The above approach lets you customize your "sorry site" - some of the pages can say "We're down for maintenance" (say, the main page) and other pages can still work (say... for example... the pages that let people check out :-)

If you just want to take ALL pages offline, there's a simpler way - setup a variant .htaccess file and swap that in place, instead of moving the directories around.

Tuesday, June 04, 2013

Fighting SPAM: Identifying compromised email accounts

A compromised email account is one where spammers have determined someone's email password, and they're using the email account to send out spam email.

Various email servers have better and worse logging.  Depending on the server (qmail, postfix, sendmail) the logs may or may not let you directly correlate an outgoing spam email with the actual account that sent the email.

So, the following can be pretty useful.  It collects up all the IP addresses ($13 - the thirteenth field in the logfile, in this particular case) that each user has connected from, and prints out the accounts that are connecting from more than one IP.
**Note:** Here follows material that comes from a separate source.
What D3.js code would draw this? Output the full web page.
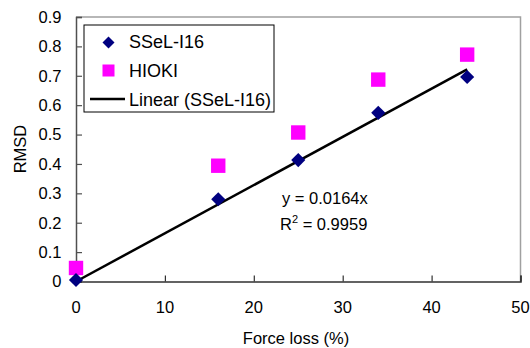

awk '/LOGIN,/ {if (index(i[$12], $13) == 0) i[$12]=i[$12] " " $13} END {for(p in i) {print split(i[p], a, " ") " " p " " i[p]}}' maillog|sort -n|grep -v '^1 '

If you see an account for an individual, which is getting connections from dozens or hundreds of IP addresses, that's very possibly a compromised email account.

Note that an end-user with a smartphone will end up with a big bank of IPs connecting to check email.  They'll all have similar IP addresses in most cases.